Language models give us the ability to create natural language, conversational, interfaces for computers. We are seeing a rapid shift among early adopters to using general language instead of traditional user interfaces for tasks like writing code and editing spreadsheets. Join the cofounders of Pipecat, Gradium, and Daily as we discuss the future of realtime voice and AI interfaces. Voice is the most efficient input mode for natural-language systems, and often the most efficient output mode, as well. But good voice interfaces require a very high degree of conversational facility, intelligence, task-specific reliability, and robustness to real-world realities like multiple speakers and background noise. There's a long history of voice interfaces in science fiction: Star Trek, Iron Man, Her. We'll use these depictions of computing possibilities as a jumping off point for talking about the ideal voice interface. How close are we to being able to build these interfaces with today's models, hardware, orchestration tooling, and UI libraries? What are the most promising research directions? What did the movies get wrong, now that we actually have experience building natural language, open-ended, voice systems? Speakers: Kwindla Kramer — Daily; Neil Zeghidour — Gradium.

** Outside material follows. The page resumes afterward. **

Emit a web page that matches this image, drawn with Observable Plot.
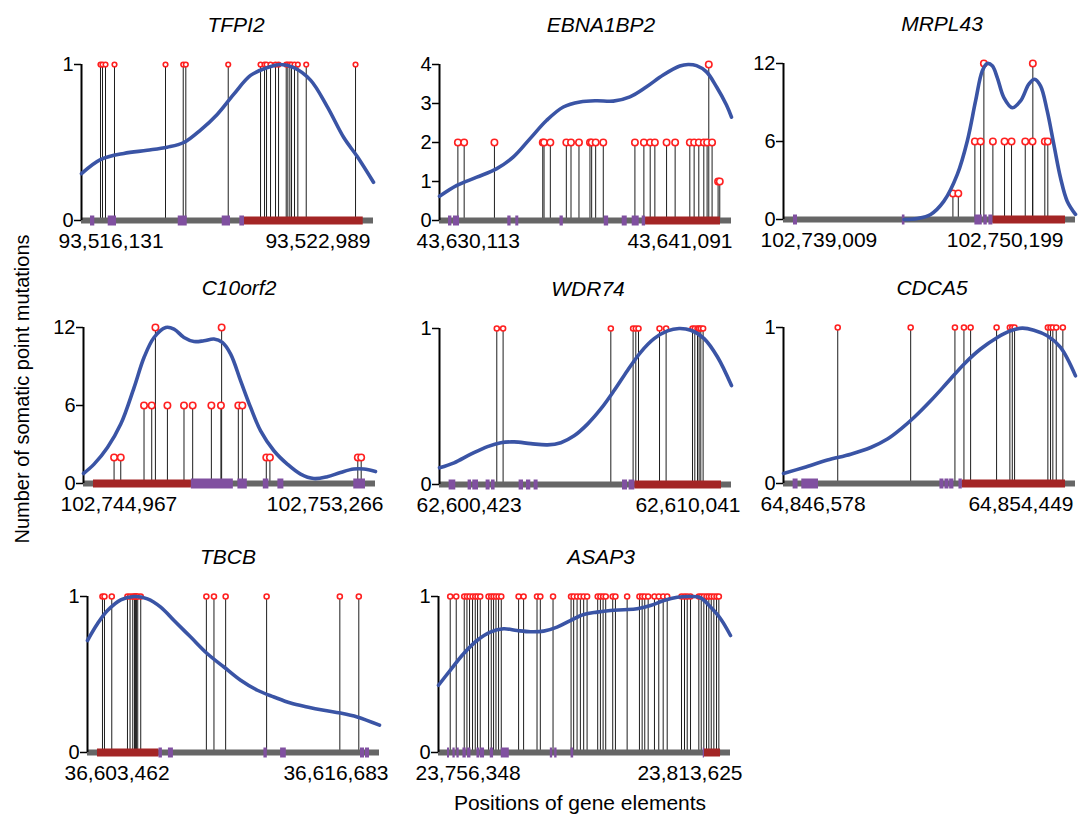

Expo Stage 3 sessions at AI Engineer World's Fair 2026 in San Francisco.
Thursday, July 2, 2026
11:40 AM - 12:00 PM·20m
Expo Stage 3
Capacity: 250 attendees
Sign in to add this talk to your schedule.

Kwindla Kramer
Works on Pipecat // ᓚᘏᗢ // CEO at Daily
Daily
@kwindla
Kwin works on large-scale WebRTC infrastructure at Daily. He is the originator of Pipecat, the widely used, open source, vendor neutral voice agent framework supported by NVIDIA, Google, AWS and used by hundreds of startups. Before co-fonding Daily, Kwin built the sci-fi user interfaces in Minority Report and Iron Man.

Neil Zeghidour
CEO
Gradium
@neilzegh
Neil Zeghidour is the co-founder and CEO of Gradium. Neil founded Gradium after a decade of building and leading frontier generative audio teams at Meta and Google DeepMind. Being frustrated by slow and brittle voice assistants , he built the engineering teams that developed the first neural audio codecs and introduced the first audio LLMs, such as AudioLM, at Google. He later created Kyutai to launch Moshi, the world's first real-time, full-duplex conversational AI , and Hibiki, the first simultaneous speech-to-speech translation system. Today, Gradium is focused on helping developers build natural, real-time voice agents by providing ultra-low latency streaming APIs that transition these breakthroughs from the research lab to production.